Delhi HC upholds secrecy of 2018 SC Collegium meeting on judicial appointments

Without a final resolution, there was nothing to disclose
The court's reasoning for why the Collegium meeting agenda could be kept secret from public view.

In a democracy that prizes accountability, the question of who guards the guardians remains perpetually contested. Activist Anjali Bhardwaj's years-long effort to obtain the agenda of a December 2018 Supreme Court Collegium meeting — a gathering that may have shaped the composition of India's highest court — ended Wednesday when the Delhi High Court upheld the refusal to disclose it, reasoning that without a formal resolution, there is nothing the law requires to be revealed. The ruling does not merely close a file; it reaffirms that the process by which India's judiciary appoints itself may remain, by design, beyond the reach of public scrutiny.

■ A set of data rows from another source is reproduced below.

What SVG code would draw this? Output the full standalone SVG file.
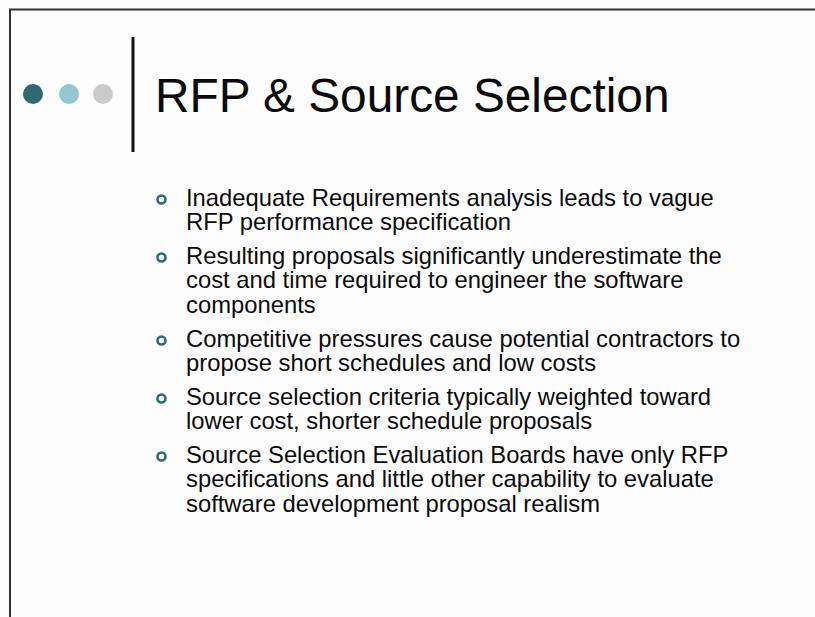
<svg xmlns="http://www.w3.org/2000/svg" width="815" height="617" viewBox="0 0 815 617">
<style>
.t{font-family:"Liberation Sans",Arial,sans-serif;fill:#0a0a0a;}
.title{font-size:47.8px;}
.b{font-size:23.8px;}
.bul{fill:none;stroke:#2f6b70;stroke-width:2.6;}
</style>
<rect x="0" y="0" width="815" height="617" fill="#fdfdfd"/>
<path d="M10,617 V9.5 H815" fill="none" stroke="#333" stroke-width="2"/>
<g id="dots">
<circle cx="33" cy="94" r="10" fill="#2f6a6f"/>
<circle cx="69" cy="94" r="10" fill="#93c8ce"/>
<circle cx="103" cy="94" r="10" fill="#cbcbcb"/>
</g>
<line x1="133" y1="37" x2="133" y2="152" stroke="#111" stroke-width="3"/>
<text class="t title" x="155" y="112">RFP &amp; Source Selection</text>
<g id="bullets">
<circle class="bul" cx="161.5" cy="199.5" r="4"/>
<circle class="bul" cx="161.5" cy="257.5" r="4"/>
<circle class="bul" cx="161.5" cy="340.5" r="4"/>
<circle class="bul" cx="161.5" cy="398.5" r="4"/>
<circle class="bul" cx="161.5" cy="456.5" r="4"/>
</g>
<g id="text" class="t b">
<text x="186" y="206">Inadequate Requirements analysis leads to vague<tspan x="186" y="230">RFP performance specification</tspan></text>
<text x="186" y="264">Resulting proposals significantly underestimate the<tspan x="186" y="288">cost and time required to engineer the software</tspan><tspan x="186" y="313">components</tspan></text>
<text x="186" y="347">Competitive pressures cause potential contractors to<tspan x="186" y="371">propose short schedules and low costs</tspan></text>
<text x="186" y="405">Source selection criteria typically weighted toward<tspan x="186" y="429">lower cost, shorter schedule proposals</tspan></text>
<text x="186" y="463">Source Selection Evaluation Boards have only RFP<tspan x="186" y="487">specifications and little other capability to evaluate</tspan><tspan x="186" y="512">software development proposal realism</tspan></text>
</g>
</svg>
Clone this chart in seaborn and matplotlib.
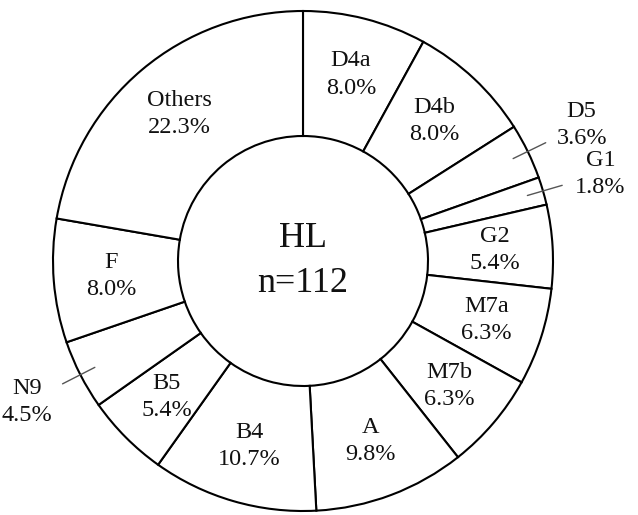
import numpy as np
import matplotlib
matplotlib.use("Agg")
import matplotlib.pyplot as plt
import seaborn as sns

# Haplogroup shares (%) in clockwise order starting at 12 o'clock
groups = ["D4a", "D4b", "D5", "G1", "G2", "M7a", "M7b", "A", "B4", "B5", "N9", "F", "Others"]
percents = [8.0, 8.0, 3.6, 1.8, 5.4, 6.3, 6.3, 9.8, 10.7, 5.4, 4.5, 8.0, 22.3]
# Narrow slices whose labels sit outside the ring with a leader line
outside_labels = ["D5", "G1", "N9"]
center_title = "HL"
n_total = 112

sns.set_theme(style="white")
plt.rcParams["font.family"] = ["Liberation Serif", "DejaVu Serif"]

fig = plt.figure(figsize=(6.38, 5.15), dpi=100)
ax = fig.add_axes([0, 0, 1, 1])

wedges, _ = ax.pie(
    percents,
    startangle=90,
    counterclock=False,
    radius=1.0,
    wedgeprops=dict(width=0.5, facecolor="white", edgecolor="black", linewidth=1.5),
)
ax.set_xlim(-1.212, 1.340)
ax.set_ylim(-1.016, 1.044)
ax.set_aspect("auto")
ax.axis("off")

for w, name, pct in zip(wedges, groups, percents):
    mid = np.deg2rad((w.theta1 + w.theta2) / 2.0)
    c, s = np.cos(mid), np.sin(mid)
    label = f"{name}\n{pct:.1f}%"
    if name in outside_labels:
        ax.plot([0.935 * c, 1.08 * c], [0.935 * s, 1.08 * s], color="#555555", lw=1.0)
        ax.text(1.24 * c, 1.24 * s, label, ha="center", va="center",
                fontsize=17.5, linespacing=1.38, color="#111111")
    else:
        ax.text(0.77 * c, 0.77 * s, label, ha="center", va="center",
                fontsize=17.5, linespacing=1.38, color="#111111")

ax.text(0, 0.0, f"{center_title}\nn={n_total}", ha="center", va="center",
        fontsize=26, linespacing=1.45, color="#111111")

fig.savefig("out.png", dpi=100)
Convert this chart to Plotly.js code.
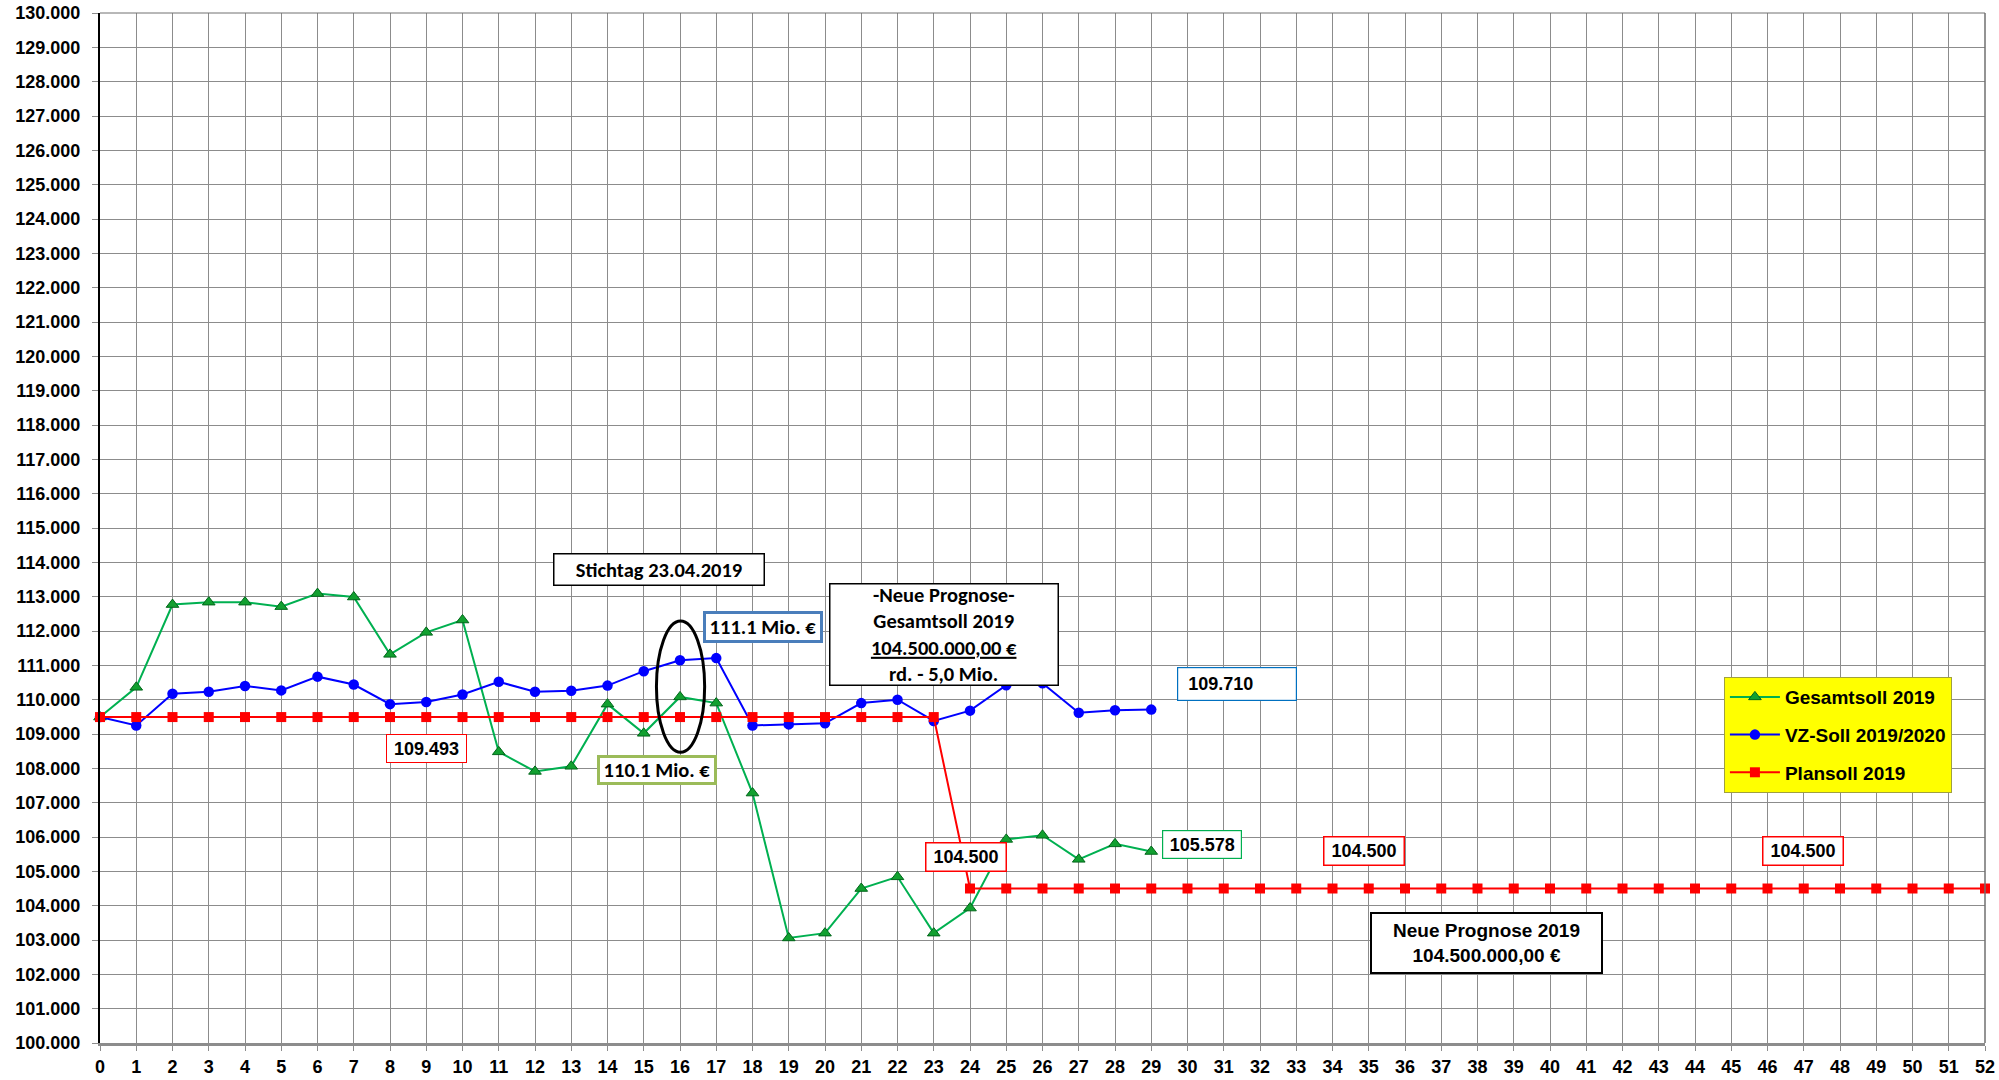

  • A single RTI request for a meeting agenda became a years-long legal odyssey through the Supreme Court, the Central Information Commission, and two layers of the Delhi High Court — each door closing in succession.
  • At the heart of the dispute lies a December 2018 Collegium meeting where two judges were reportedly approved for elevation, only for that decision to be quietly reversed by a reconstituted Collegium weeks later — a reversal that Justice Madan Lokur publicly lamented had never been explained.
  • Authorities at every level deflected disclosure with a circular argument: because no formal resolution was signed, no document legally exists, and what does not exist cannot be surrendered under the RTI Act.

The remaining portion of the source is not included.